Eigevalues of block matrix of order $n$ What are the eigenvalues of the following block matrix?
$$\begin{bmatrix} J_2-I_2 & J_2 & J_2-I_2 &  J_2-I_2 &\cdots & J_2\\ J_2 & J_2-I_2 & J_2 & J_2-I_2 &\cdots &J_2-I_2 \\ J_2-I_2 & J_2 & J_2-I_2 &J_2 & \cdots & J_2-I_2 \\ J_2-I_2 & J_2-I_2 & J_2 & J_2-I_2 & \cdots & J_2-I_2 \\ \vdots & \vdots & \vdots & \vdots &  \ddots &  \vdots  \\J_2 & J_2-I_2 & J_2-I_2 & J_2-I_2 & \cdots & J_2-I_2 \end{bmatrix}_{n}$$ 
Here, $J_2$ is a matrix of order 2 whose all values are $1$s and $I_2$ is an identity matrix of order 2.
 A: Note: In the current version of the question, we have $p = 2$.
It looks like your matrix can be written in the form 
$A = J_n \otimes (J_p - I) + B\otimes I$
where $\otimes$ denotes the Kroncker product and $B$ is the $n \times n$ matrix
$$
B = \pmatrix{0&1&0 && \cdots & 1\\
1&0&1&0&\cdots&0\\
0&1&0&\ddots&\cdots &\vdots\\
\vdots&&\ddots&\ddots&&0\\
0&\cdots &&&0&1\\
1&0&\cdots&0&1&0}
$$
Note, however, that the two matrices being added commute.  It suffices, then, to find the eigenvalues and eigenvectors of $J_n, (J_p - I), B,$ and $I$ separately, and then use the properties of the Kronecker product and commuting matrices.

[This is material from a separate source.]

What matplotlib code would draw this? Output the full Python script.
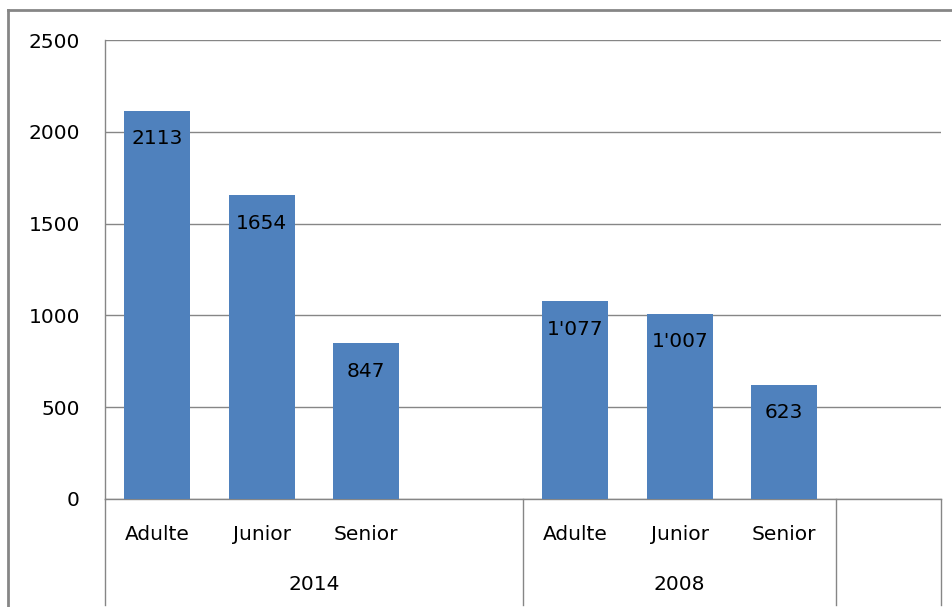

In fact, following the hint in the comment below: let $F_k$ denote the $k \times k$ DFT matrix.  We find that
$$
(F_n \otimes F_p)^*[J_n \otimes (J_p - I) + B\otimes I](F_n \otimes F_p) = \\
(F_n^*J_n F_n) \otimes ([F_p^*J_p F_p] - I) +
(F_n^*B F_n) \otimes I
$$
where all matrix products in parentheses produce diagonal matrices.  Thus, we have diagonalized $A$, and all that remains is to find the diagonal entries in the above computation.
It is also notable that the eigenvalues of the $n \times n$ and $p \times p$ matrices are simply the eigenvalues of circulant matrices, as described here.
For example, the eigenvalues of $B$ are $2\cos(2 \pi j/n)$ for $j = 1,\dots,n$ (and $F_n^*BF_n$ has those diagonal values in that order).